In the 1960s, a Stanford professor named Walter Mischel began an experiment by bringing children into a private room, sitting them down in a chair, and placing a marshmallow on the table in front of them. At this point, the researcher offered a deal to the child.The researcher told the child that he was going to leave the room and that if the child did not eat the marshmallow while he was away, then they would be rewarded with a second marshmallow. However, if the child decided to eat the first one before the researcher came back, then they would not get a second marshmallow. So the choice was simple: one treat right now or two treats later.
Published in 1972, this popular study became known as The Marshmallow Experiment, but it wasn't the treat that made it famous. The interesting part came years later.As the years rolled on and the children grew up, the researchers conducted follow up studies and tracked each child's progress in a number of areas. The children who were willing to delay gratification and waited to receive the second marshmallow ended up having higher SAT scores, lower levels of substance abuse, lower likelihood of obesity, better responses to stress, better social skills as reported by their parents, and generally better scores in a range of other life measures
Today the patience for delayed gratification is significantly tested with almost everything around us turning instant.

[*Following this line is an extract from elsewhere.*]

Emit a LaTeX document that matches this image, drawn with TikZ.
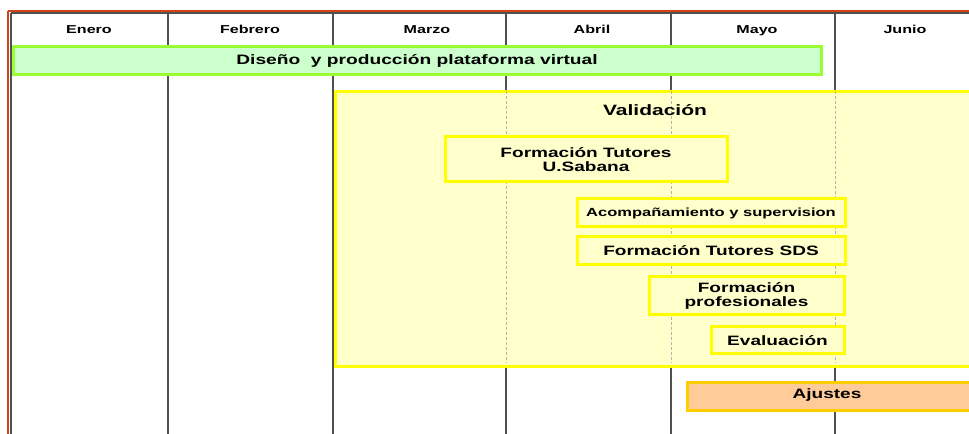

My daily process to make coffee is 20 minutes and its extremely satisfying, but you can make this in two and its extremely tempting especially given the race against time. The primary question is why should we look at the long term solutions to todays problems in a world where tweets defeats thesis.
Correlation Between Length and Depth - In problem solving the time you have to solve a problem determines the depth to which you can go to find insights. I was given an urgent problem to solve in 2019 on Succession planning in a team and my stakeholder wanted this to be solved immediately. While looking for solutions I chanced upon meeting minutes from 2017 and it had the same problem of secession planning listed as something that needed to be solved immediately. Sometimes the drive to solve things immediately makes us to hallucinate the solution rather than visioning it. A systemic talent management could manifest itself as 'we don't have sufficient leadership succession' but the solution needs to address the root cause and not superficial and for this we need a vision and it might take time.
Obliquity Vs End Goal - Fix succession planning = find sufficient leadership successors=final goal. But we don't fix the issue by just solving end state, this is where the concept of obliquity becomes important. Obliquity describes the process in which complex objectives are typically best reached indirectly. Complexity typically is not easily defined and the environment is uncertain. This is why oblique practices tend to move backwards at first but end up being the fastest route. In this example solving issues such as how is our talent density, who do talent come into the organization, when do they get developed, how much risk we take with talent in the early stages of development are all part of solving this problem. All of these measures came into light when we started asking the question what must be true for us to be successful in 2025 rather than end of this year.
The direct and immediate approach to solving a problem would be the most efficient if we perfectly understood the problem we’re solving, the path forward and how others will react to this path. In a more realistic scenario for most problems we have imperfect information and the solution is found through adaptation and iteration.